• [Problem]
In the material below, find all lines with the string "script" and copy them.

>> Begin Task material

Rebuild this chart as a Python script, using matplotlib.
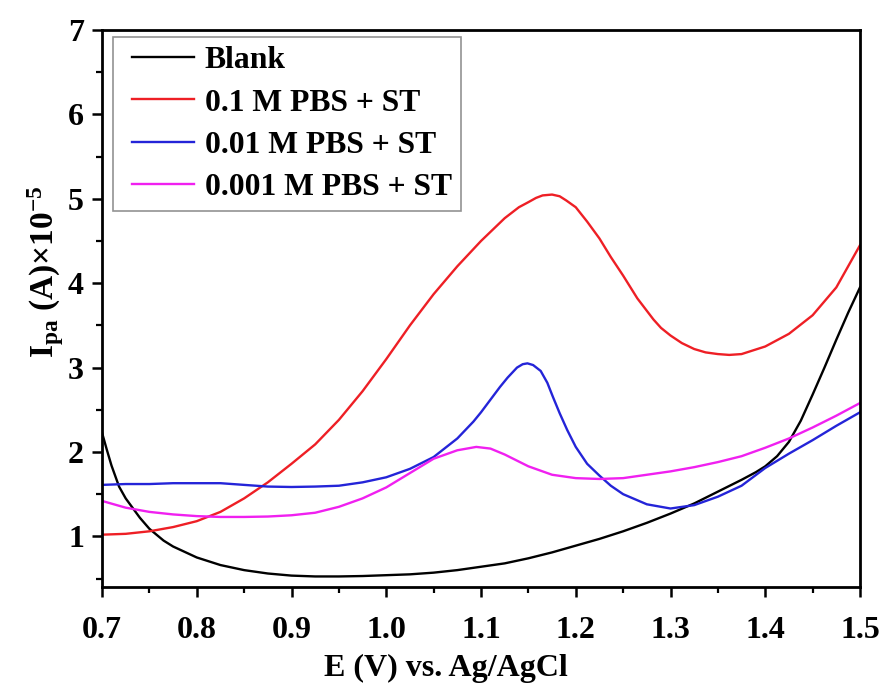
import numpy as np
import matplotlib
matplotlib.use("Agg")
import matplotlib.pyplot as plt
from matplotlib.ticker import MultipleLocator
from matplotlib.lines import Line2D
from matplotlib.legend_handler import HandlerLine2D

plt.rcParams['font.family'] = ['Liberation Serif', 'DejaVu Serif']
plt.rcParams['font.weight'] = 'bold'
plt.rcParams['mathtext.fontset'] = 'custom'
plt.rcParams['mathtext.rm'] = 'Liberation Serif:bold'
plt.rcParams['mathtext.it'] = 'Liberation Serif:bold'
plt.rcParams['mathtext.bf'] = 'Liberation Serif:bold'
plt.rcParams['mathtext.default'] = 'rm'

# Potential (V vs Ag/AgCl) and anodic peak current (A x 1e-5)
e_blank = [0.700, 0.705, 0.710, 0.718, 0.725, 0.740, 0.750, 0.765, 0.775, 0.800,
           0.825, 0.850, 0.875, 0.900, 0.925, 0.950, 0.975, 1.000, 1.025, 1.050,
           1.075, 1.100, 1.125, 1.150, 1.175, 1.200, 1.225, 1.250, 1.275, 1.300,
           1.325, 1.350, 1.375, 1.390, 1.400, 1.4125, 1.425, 1.4375, 1.450,
           1.4625, 1.475, 1.4875, 1.500]
i_blank = [2.23, 2.03, 1.84, 1.59, 1.45, 1.22, 1.09, 0.95, 0.88, 0.75,
           0.66, 0.60, 0.56, 0.535, 0.525, 0.525, 0.53, 0.54, 0.55, 0.57,
           0.60, 0.64, 0.68, 0.74, 0.81, 0.89, 0.97, 1.06, 1.16, 1.27,
           1.39, 1.53, 1.67, 1.76, 1.83, 1.95, 2.12, 2.37, 2.68,
           3.00, 3.33, 3.65, 3.95]

e_01 = [0.700, 0.725, 0.750, 0.775, 0.800, 0.825, 0.850, 0.875, 0.900, 0.925,
        0.950, 0.975, 1.000, 1.025, 1.050, 1.075, 1.100, 1.125, 1.140, 1.150,
        1.158, 1.165, 1.175, 1.183, 1.190, 1.200, 1.212, 1.225, 1.237, 1.250,
        1.265, 1.282, 1.290, 1.300, 1.312, 1.325, 1.337, 1.350, 1.362, 1.375,
        1.400, 1.425, 1.450, 1.475, 1.500]
i_01 = [1.02, 1.03, 1.06, 1.11, 1.18, 1.29, 1.45, 1.64, 1.86, 2.09,
        2.38, 2.72, 3.10, 3.50, 3.87, 4.20, 4.50, 4.77, 4.90, 4.96,
        5.01, 5.04, 5.05, 5.03, 4.98, 4.90, 4.73, 4.53, 4.31, 4.09,
        3.82, 3.57, 3.47, 3.38, 3.29, 3.22, 3.18, 3.16, 3.15, 3.16,
        3.25, 3.40, 3.62, 3.95, 4.45]

e_001 = [0.700, 0.725, 0.750, 0.775, 0.800, 0.825, 0.850, 0.875, 0.900, 0.925,
         0.950, 0.975, 1.000, 1.025, 1.050, 1.075, 1.092, 1.100, 1.112, 1.120,
         1.128, 1.133, 1.138, 1.144, 1.149, 1.155, 1.163, 1.170, 1.176, 1.183,
         1.191, 1.200, 1.212, 1.225, 1.237, 1.250, 1.275, 1.300, 1.325, 1.350,
         1.375, 1.400, 1.425, 1.450, 1.475, 1.500]
i_001 = [1.61, 1.62, 1.62, 1.63, 1.63, 1.63, 1.61, 1.59, 1.585, 1.59,
         1.60, 1.64, 1.70, 1.80, 1.94, 2.16, 2.36, 2.47, 2.65, 2.77,
         2.88, 2.94, 3.00, 3.04, 3.05, 3.03, 2.96, 2.82, 2.65, 2.46,
         2.26, 2.06, 1.86, 1.72, 1.60, 1.50, 1.38, 1.33, 1.37, 1.47,
         1.60, 1.81, 1.98, 2.14, 2.31, 2.47]

e_0001 = [0.700, 0.725, 0.750, 0.775, 0.800, 0.825, 0.850, 0.875, 0.900, 0.925,
          0.950, 0.975, 1.000, 1.025, 1.050, 1.075, 1.095, 1.110, 1.125, 1.150,
          1.175, 1.200, 1.225, 1.250, 1.275, 1.300, 1.325, 1.350, 1.375, 1.400,
          1.425, 1.450, 1.475, 1.500]
i_0001 = [1.42, 1.34, 1.29, 1.26, 1.24, 1.23, 1.23, 1.235, 1.25, 1.28,
          1.35, 1.45, 1.58, 1.75, 1.92, 2.02, 2.06, 2.04, 1.97, 1.83,
          1.73, 1.69, 1.68, 1.69, 1.73, 1.77, 1.82, 1.88, 1.95, 2.05,
          2.16, 2.29, 2.43, 2.58]

labels = ["Blank", "0.1 M PBS + ST", "0.01 M PBS + ST", "0.001 M PBS + ST"]
colors = ["#000000", "#ee1f25", "#2424d8", "#f020f0"]

x_ticks = [0.7, 0.8, 0.9, 1.0, 1.1, 1.2, 1.3, 1.4, 1.5]
y_ticks = [1, 2, 3, 4, 5, 6, 7]

fig = plt.figure(figsize=(8.84, 6.88), dpi=100)
ax = fig.add_axes([102 / 884, 1 - 587 / 688, 758 / 884, 557 / 688])

series = [(e_blank, i_blank), (e_01, i_01), (e_001, i_001), (e_0001, i_0001)]
for (xs, ys), lab, c in zip(series, labels, colors):
    ax.plot(xs, ys, color=c, lw=1.7, label=lab, solid_joinstyle='round')

ax.set_xlim(0.7, 1.5)
ax.set_ylim(0.4, 7)
ax.set_xticks(x_ticks)
ax.set_xticklabels([f"{v:.1f}" for v in x_ticks])
ax.set_yticks(y_ticks)
ax.xaxis.set_minor_locator(MultipleLocator(0.05))
ax.yaxis.set_minor_locator(MultipleLocator(0.5))

for sp in ax.spines.values():
    sp.set_linewidth(2.0)
ax.tick_params(which='major', direction='out', length=7, width=1.8,
               labelsize=23, top=False, right=False)
ax.tick_params(axis='x', which='major', pad=14)
ax.tick_params(axis='y', which='major', pad=6)
ax.tick_params(which='minor', direction='out', length=4.5, width=1.6,
               top=False, right=False)
for lbl in ax.get_xticklabels() + ax.get_yticklabels():
    lbl.set_fontweight('bold')

xl = ax.set_xlabel("E (V) vs. Ag/AgCl", fontsize=23, fontweight='bold')
xl.set_verticalalignment('center')
ax.xaxis.set_label_coords(0.454, -0.147)

yl = ax.set_ylabel(r"I$_{pa}$ (A)×10$^{-5}$", fontsize=24, fontweight='bold')
yl.set_verticalalignment('center')
ax.yaxis.set_label_coords(-0.074, 0.565)

leg = ax.legend(loc='upper left', bbox_to_anchor=(0.0145, 0.988), borderaxespad=0,
                handlelength=2.55, handletextpad=0.05,
                labelspacing=0.41, borderpad=0.3, fancybox=False,
                frameon=True, prop={'weight': 'bold', 'size': 22.8},
                handler_map={Line2D: HandlerLine2D(marker_pad=0.3, numpoints=2)})
leg.get_frame().set_edgecolor('#777777')
leg.get_frame().set_linewidth(1.2)

fig.savefig("out.png", dpi=100)
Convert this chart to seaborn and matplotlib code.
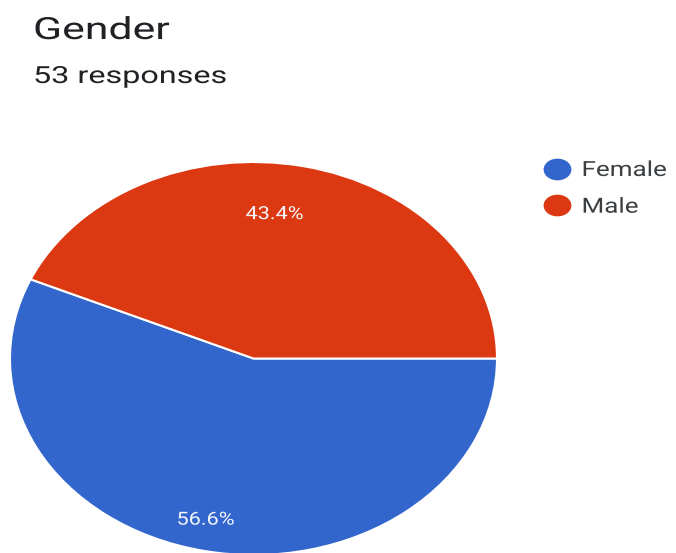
import matplotlib
matplotlib.use("Agg")
import matplotlib.pyplot as plt
import seaborn as sns
from matplotlib.path import Path
from matplotlib.transforms import Affine2D
from matplotlib.patheffects import AbstractPathEffect
from matplotlib.lines import Line2D

# Survey summary data
genders = ["Female", "Male"]
shares = [56.6, 43.4]
colors = ["#3366CC", "#DC3912"]
title = "Gender"
subtitle = "53 responses"


class WideText(AbstractPathEffect):
    """Draw a text path widened horizontally, anchored on its left edge or centre."""

    def __init__(self, sx=1.25, anchor="left"):
        super().__init__()
        self.sx = sx
        self.anchor = anchor

    def draw_path(self, renderer, gc, tpath, affine, rgbFace=None):
        cx = 0.0
        if self.anchor == "center":
            ext = tpath.get_extents()
            cx = 0.5 * (ext.x0 + ext.x1)
        widen = Affine2D().translate(-cx, 0).scale(self.sx, 1).translate(cx, 0)
        renderer.draw_path(gc, tpath, widen + affine, rgbFace)


sns.set_theme(style="white")
plt.rcParams["font.family"] = ["Roboto", "DejaVu Sans"]

fig = plt.figure(figsize=(6.76, 5.53), dpi=100)
fig.patch.set_facecolor("white")

# Pie axes: stretched wider than tall, so the pie is drawn as an oval
ax = fig.add_axes([10 / 676, -2 / 553, 487 / 676, 393 / 553])
wedges, texts, autotexts = ax.pie(
    shares,
    colors=colors,
    startangle=0,
    counterclock=False,
    autopct="%.1f%%",
    pctdistance=0.78,
    wedgeprops=dict(edgecolor="white", linewidth=1.5),
    textprops=dict(color="#f4f6fb", fontsize=13),
)
ax.set_aspect("auto")
ax.set_xlim(-1, 1)
ax.set_ylim(-1, 1)

label_spots = [(-0.197, -0.81), (0.086, 0.745)]
for t, spot in zip(autotexts, label_spots):
    t.set_position(spot)
    t.set_ha("center")
    t.set_va("center_baseline")
    t.set_path_effects([WideText(1.2, anchor="center")])

# Header
fig.text(33 / 676, 1 - 39 / 553, title, fontsize=22, color="#202124",
         va="baseline", ha="left", path_effects=[WideText(1.4)])
fig.text(33 / 676, 1 - 83 / 553, subtitle, fontsize=17, color="#202124",
         va="baseline", ha="left", path_effects=[WideText(1.37)])

# Legend with oval swatches
circle = Path.unit_circle()
oval = Path(circle.vertices * [1.3, 1.0], circle.codes)
handles = [
    Line2D([], [], linestyle="none", marker=oval, markersize=19,
           markerfacecolor=c, markeredgecolor=c)
    for c in colors
]
leg = fig.legend(
    handles, genders,
    loc="upper left",
    bbox_to_anchor=(544 / 676, 1 - 161 / 553),
    bbox_transform=fig.transFigure,
    frameon=False,
    fontsize=15,
    handlelength=1.2,
    handletextpad=0.6,
    labelspacing=0.85,
    borderpad=0,
    borderaxespad=0,
)
for t in leg.get_texts():
    t.set_color("#3c4043")
    t.set_path_effects([WideText(1.25)])

fig.savefig("out.png", dpi=100, facecolor="white")
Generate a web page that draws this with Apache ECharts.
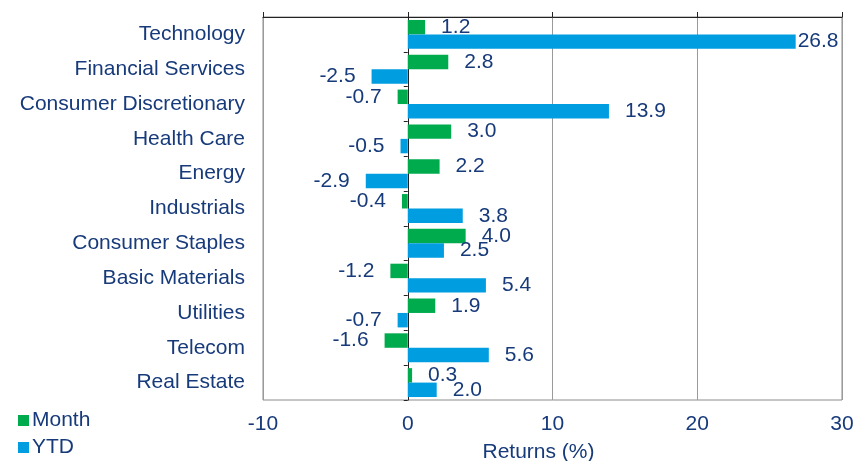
<!DOCTYPE html>
<html>
<head>
    <meta charset="UTF-8"/>
    <title>sector returns</title>
    <script type="text/javascript" src="https://cdn.jsdelivr.net/npm/echarts@6/dist/echarts.min.js"></script>
    <style>
        html, body { margin: 0; padding: 0; background: #fff; }
        #chart { width: 855px; height: 461px; }
    </style>
</head>
<body>
<div id="chart"></div>
<script>
    // 数据
    var sectors = ['Technology', 'Financial Services', 'Consumer Discretionary', 'Health Care', 'Energy',
        'Industrials', 'Consumer Staples', 'Basic Materials', 'Utilities', 'Telecom', 'Real Estate'];
    var monthVals = [1.2, 2.8, -0.7, 3.0, 2.2, -0.4, 4.0, -1.2, 1.9, -1.6, 0.3];
    var ytdVals = [26.8, -2.5, 13.9, -0.5, -2.9, 3.8, 2.5, 5.4, -0.7, 5.6, 2.0];
    var xTicks = [-10, 0, 10, 20, 30];

    var navy = '#173a7a';
    var font = 'Liberation Sans';
    var fs = 21;

    // 正数标签放右边, 负数放左边
    function toItems(vals) {
        return vals.map(function (v) {
            var item = {value: v, label: {position: v < 0 ? 'left' : 'right', distance: 16}};
            if (v > 25) item.label.distance = 2;   // 贴近右边框
            return item;
        });
    }

    var labelStyle = {
        show: true,
        color: navy,
        fontSize: fs,
        fontFamily: font,
        padding: [3, 0, 0, 0],
        formatter: function (p) { return p.value.toFixed(1); }
    };

    var chart = echarts.init(document.getElementById('chart'));
    chart.setOption({
        animation: false,
        textStyle: {fontFamily: font},
        grid: {
            left: 263, right: 13, top: 17, bottom: 61,
            containLabel: false,
            outerBoundsMode: 'none',
            show: true, borderColor: '#8c8c8c', borderWidth: 1
        },
        legend: {
            orient: 'vertical',
            left: 18, top: 410,
            padding: 0,
            icon: 'rect',
            itemWidth: 11, itemHeight: 11, itemGap: 6,
            textStyle: {color: navy, fontSize: fs, fontFamily: font, padding: [0, 0, 0, -2]},
            data: ['Month', 'YTD']
        },
        xAxis: [{
            type: 'value',
            position: 'bottom',
            min: xTicks[0], max: xTicks[xTicks.length - 1], interval: 10,
            name: 'Returns (%)',
            nameLocation: 'middle',
            nameGap: 42,
            nameTextStyle: {color: navy, fontSize: fs, fontFamily: font, padding: [0, 28, 0, 0]},
            axisLine: {show: false},
            axisTick: {show: false},
            axisLabel: {color: navy, fontSize: fs, fontFamily: font, margin: 14},
            splitLine: {show: true, lineStyle: {color: '#9a9a9a', width: 1}}
        }, {
            type: 'value',
            position: 'top',
            min: xTicks[0], max: xTicks[xTicks.length - 1], interval: 10,
            axisLine: {show: true, lineStyle: {color: '#222', width: 1}},
            axisTick: {show: true, inside: false, length: 5, lineStyle: {color: '#222'}},
            axisLabel: {show: false},
            splitLine: {show: false}
        }],
        yAxis: [{
            type: 'category',
            position: 'left',
            inverse: true,
            data: sectors,
            axisLine: {show: false, onZero: false},
            axisTick: {show: false},
            axisLabel: {color: navy, fontSize: fs, fontFamily: font, margin: 18, padding: [4, 0, 0, 0]}
        }, {
            type: 'category',
            position: 'left',
            inverse: true,
            data: sectors,
            axisLine: {show: true, onZero: true, lineStyle: {color: '#222', width: 1}},
            axisTick: {show: true, length: 4, lineStyle: {color: '#222'}},
            axisLabel: {show: false}
        }],
        series: [{
            name: 'Month',
            type: 'bar',
            xAxisIndex: 0,
            yAxisIndex: 0,
            data: toItems(monthVals),
            itemStyle: {color: '#00ab4e'},
            label: labelStyle,
            barGap: '0%',
            barCategoryGap: '17%'
        }, {
            name: 'YTD',
            type: 'bar',
            xAxisIndex: 0,
            yAxisIndex: 0,
            data: toItems(ytdVals),
            itemStyle: {color: '#009ee0'},
            label: labelStyle,
            barGap: '0%',
            barCategoryGap: '17%'
        }]
    });
</script>
</body>
</html>
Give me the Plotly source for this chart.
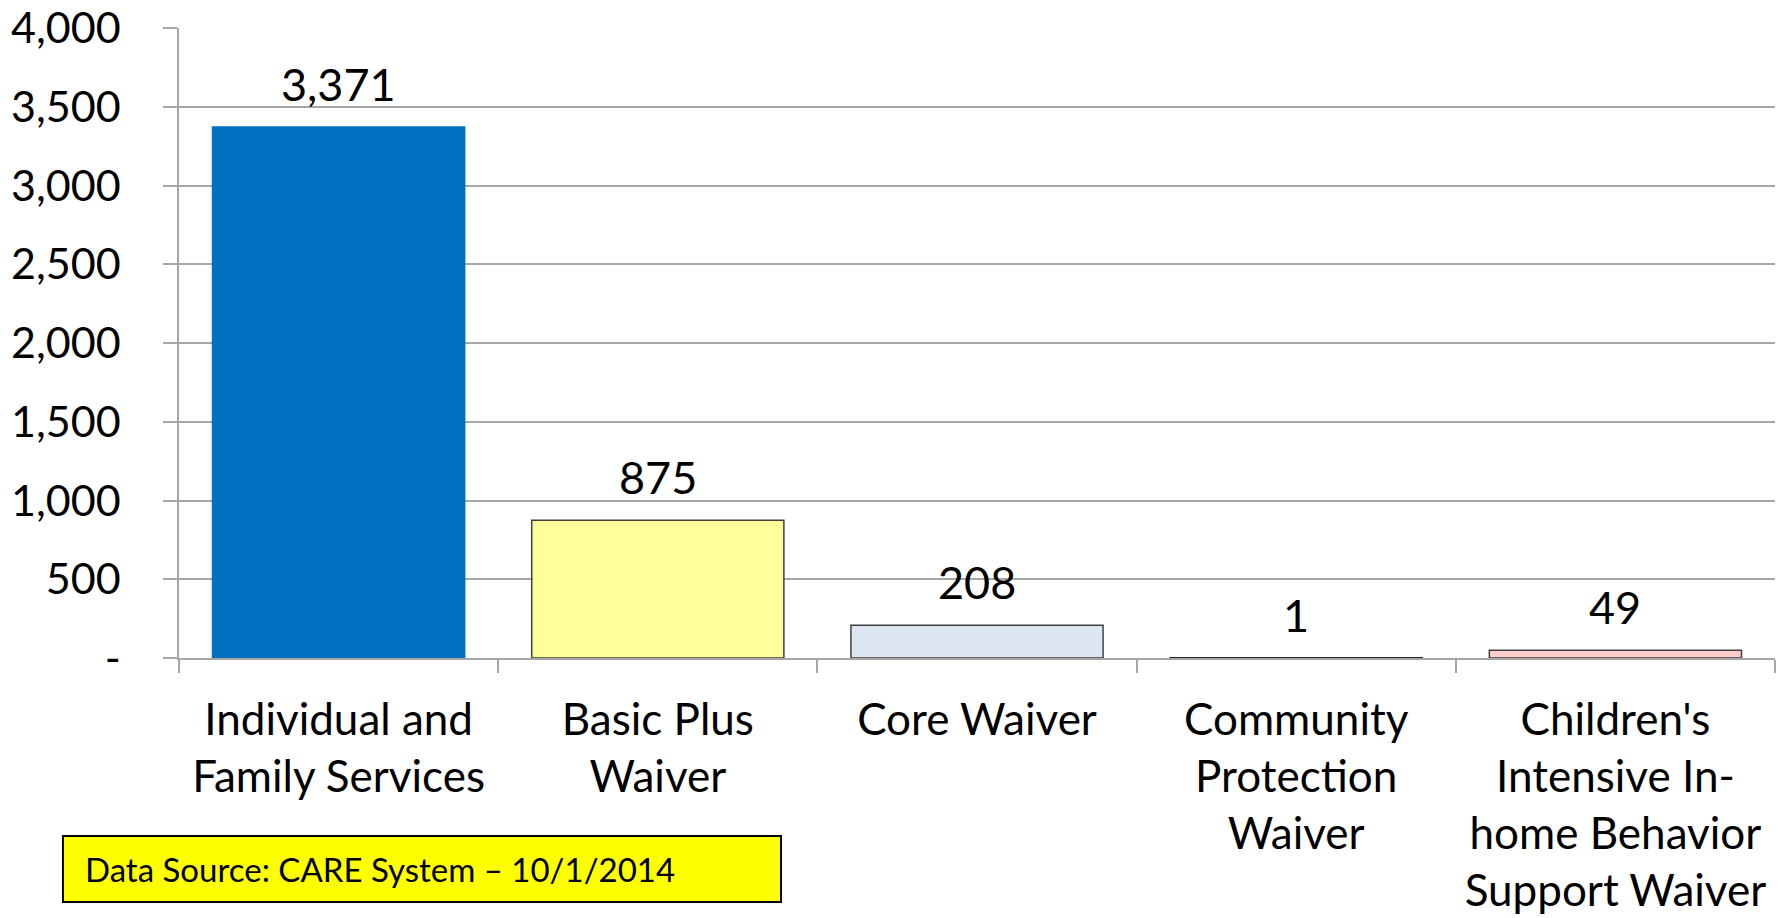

>> End Task material

• [Correct output]
Rebuild this chart as a Python script, using matplotlib.
    <script type="text/javascript" src="https://cdn.jsdelivr.net/npm/echarts@6/dist/echarts.min.js"></script>
<script>
</script>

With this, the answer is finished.